When I became a mom, it was hard for me to accept my more domestic role after years of sharing all household responsibilities w/my husband. It was such an identity shift in so many ways. Over time I grew to love the job of feeding my family, I relished introducing the kids to new flavors (it helped they were responsive to them!), and now I spend way too much time/energy cooking good dinners for everyone when I know I could take more shortcuts. I complain sometimes, and yet I've also ultimately chosen that role. I give myself the weekends off from dinners though!
Omg, have me met? “ I’m a plain old cook. But I’m also a control freak, and I don’t want to eat a mediocre meal for the sake of taking it easy. Herein lies the rub!
Currently writing about this in my thesis! this idea of "labor of love" and "the way to a mans heart is through his stomach." We value the food when we're eating it, but not before, during the process of actual cooking.

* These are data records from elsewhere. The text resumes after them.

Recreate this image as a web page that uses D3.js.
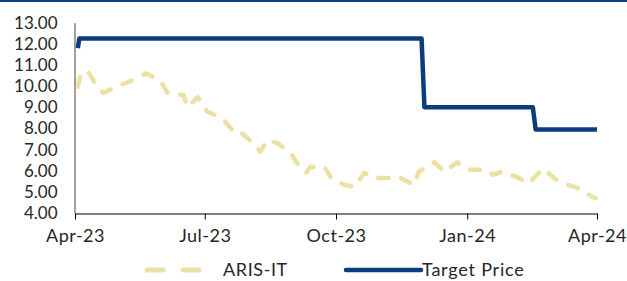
<!DOCTYPE html>
<html>
<head>
<meta charset="utf-8">
<script src="https://cdn.jsdelivr.net/npm/d3@7"></script>
<style>
  body { margin: 0; background: #fff; }
  text { font-family: Lato, "Open Sans", sans-serif; fill: #262626; }
</style>
</head>
<body>
<svg id="chart" width="627" height="281"></svg>
<script>
// ARIS-IT share price
const priceDates = ['2023-04-03','2023-04-05','2023-04-10','2023-04-16','2023-04-21','2023-04-30','2023-05-07',
  '2023-05-15','2023-05-21','2023-05-31','2023-06-05','2023-06-16','2023-06-19','2023-06-26','2023-07-03',
  '2023-07-05','2023-07-13','2023-07-22','2023-07-26','2023-07-31','2023-08-09','2023-08-14','2023-08-21',
  '2023-08-30','2023-09-07','2023-09-10','2023-09-13','2023-09-23','2023-09-28','2023-10-07','2023-10-14',
  '2023-10-21','2023-10-27','2023-11-06','2023-11-15','2023-11-25','2023-11-28','2023-12-09','2023-12-16',
  '2023-12-25','2024-01-01','2024-01-03','2024-01-15','2024-01-19','2024-01-25','2024-02-05','2024-02-13',
  '2024-02-23','2024-03-03','2024-03-08','2024-03-18','2024-03-29','2024-03-31']
const priceValues = [9.97,10.6,10.7,10.05,9.67,10.0,10.15,
  10.4,10.6,10.25,9.67,9.58,9.0,9.48,8.77,
  8.73,8.5,7.78,7.83,7.55,6.9,7.45,7.3,
  6.85,6.04,5.9,6.18,6.18,5.6,5.33,5.23,
  5.9,5.66,5.66,5.66,5.33,5.95,6.4,5.95,
  6.4,6.05,6.05,6.05,5.8,5.95,5.7,5.39,
  6.1,5.6,5.4,5.2,4.75,4.7]

// target price changes
const targetDates = ['2023-04-03','2023-04-04','2023-11-30','2023-12-02','2024-02-16','2024-02-18','2024-04-01']
const targetValues = [11.8,12.25,12.25,9.0,9.0,7.95,7.95]

const xTicks = ['2023-04-01','2023-07-01','2023-10-01','2024-01-01','2024-04-01']
const yTicks = [4,5,6,7,8,9,10,11,12,13]

const parse = d3.timeParse('%Y-%m-%d')
const price = priceDates.map((d, i) => ({ date: parse(d), value: priceValues[i] }))
const target = targetDates.map((d, i) => ({ date: parse(d), value: targetValues[i] }))

const svg = d3.select('#chart')

// navy rule across the top
svg.append('rect').attr('x', 0).attr('y', 0).attr('width', 627).attr('height', 2).attr('fill', '#0b3d7e')

const x = d3.scaleTime().domain([parse('2023-04-01'), parse('2024-04-01')]).range([75, 597])
const y = d3.scaleLinear().domain([4, 13]).range([213, 22.7])

const yAxis = svg.append('g')
  .attr('transform', 'translate(74.5,0)')
  .call(d3.axisLeft(y).tickValues(yTicks).tickFormat(d3.format('.2f')).tickSize(0).tickPadding(17))
yAxis.select('.domain').attr('stroke', '#808080').attr('stroke-width', 1.5)
yAxis.selectAll('text').attr('font-size', 17).style('font-family', 'Lato, sans-serif')

const xAxis = svg.append('g')
  .attr('transform', 'translate(0,213.5)')
  .call(d3.axisBottom(x).tickValues(xTicks.map(parse)).tickFormat(d3.timeFormat('%b-%y')).tickSize(6).tickSizeOuter(0).tickPadding(10))
xAxis.select('.domain').attr('stroke', '#000')
xAxis.selectAll('text').attr('font-size', 18).attr('letter-spacing', 0.5).style('font-family', 'Lato, sans-serif')

const line = d3.line().x(d => x(d.date)).y(d => y(d.value))

svg.append('path')
  .datum(price)
  .attr('fill', 'none')
  .attr('stroke', '#ece1a4')
  .attr('stroke-width', 4.5)
  .attr('stroke-linecap', 'round')
  .attr('stroke-linejoin', 'round')
  .attr('stroke-dasharray', '10,13')
  .attr('d', line)

svg.append('path')
  .datum(target)
  .attr('fill', 'none')
  .attr('stroke', '#0b3d7e')
  .attr('stroke-width', 4.5)
  .attr('stroke-linejoin', 'round')
  .attr('d', line)

// legend
const legend = svg.append('g')
legend.append('line')
  .attr('x1', 147).attr('x2', 200).attr('y1', 270).attr('y2', 270)
  .attr('stroke', '#ece1a4').attr('stroke-width', 5)
  .attr('stroke-linecap', 'round').attr('stroke-dasharray', '16,20')
legend.append('text').attr('x', 223).attr('y', 270).attr('dy', '0.35em')
  .attr('font-size', 18).attr('letter-spacing', 0.6).text('ARIS-IT')
legend.append('line')
  .attr('x1', 346).attr('x2', 421).attr('y1', 270).attr('y2', 270)
  .attr('stroke', '#0b3d7e').attr('stroke-width', 4.5).attr('stroke-linecap', 'round')
legend.append('text').attr('x', 422).attr('y', 270).attr('dy', '0.35em')
  .attr('font-size', 18).attr('letter-spacing', 0.8).text('Target Price')
</script>
</body>
</html>
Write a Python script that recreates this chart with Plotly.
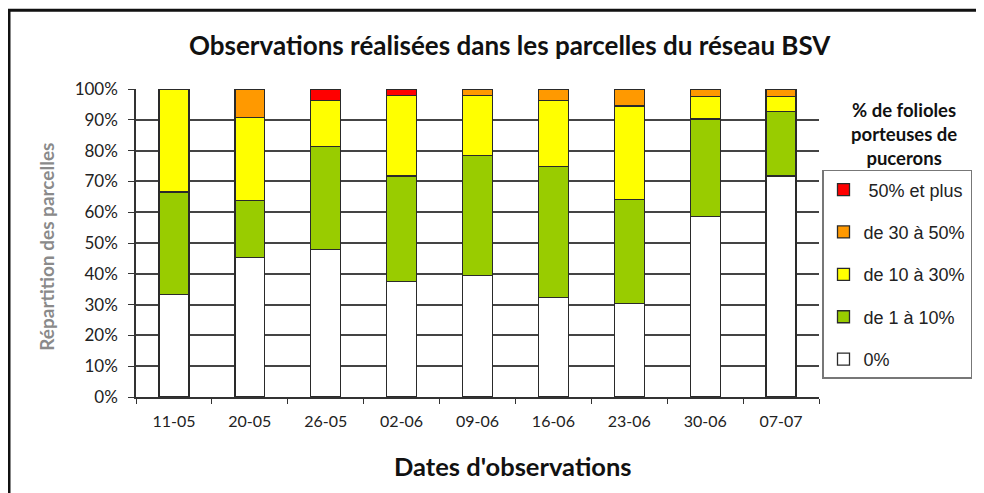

I'm quoting Aurora Levins Morales, "Kitchens" where she writes, "It's a magic, a power, a ritual of love and work that rises up in my kitchen...taught the rules of its observance to me, the apprentice, the novice..." Intentionally using "work" and "apprentice" was especially refreshing to see with regard to home-cooking, and recognizing it as labor. Mom or grandma is the "executive chef" and you're the budding "chef" in their externship. With the word "apprentice" I compared cooking to learning a trade, like you would with electrical or construction work. Only difference is money. So much of the value of work is defined by a pay-check; I blame capitalism, lol. Don't know where i'm going with is, but I hear you. This labor of love is expensive and tiring at times when it feels expected, but like monetizing a hobby, would one burnout entirely if we got paid to cook in our kitchens? Most money usually comes with conditions. I don't want a conditional kitchen, lol.
I got blowback on Twitter about this, but I grew up in the 60s/70s deeply embedded in well-to-do white suburbia. Think Ordinary People/The Ice Storm. The Rich weren't quite as RichRich as they are now, and most well-off houses had a housekeeper, either full or part time. A lot of us were raised by nannies/mother's helpers (often college "girls" trading labor for room and board). Think Mad Men, and the housekeeper Betty fired to spite Sally. Many of us were raised by those women. The moms turned to Julia Child/Gourmet Magazine for parties, when they wanted to impress, but everyday cooking was basic, often TV dinners. If you belonged to a country club, which a lot of people did, you had to pay XX$$ a month for the club resto food anyhow, so that was often a mid-week dinner for kids, after say tennis or swimming lessons. Early Julia was very much aspirational bourgeois cooking, later she did more "everyday" kinds of things, especially with Jacques Pepin. My mother liked to cook, and is a creative person, but it was seen as sort of weird. And once our family imploded and there was no $$, I got put in charge of the grocery budget, which felt like the only place we could save money. I learned to cook thrifty at a very young age.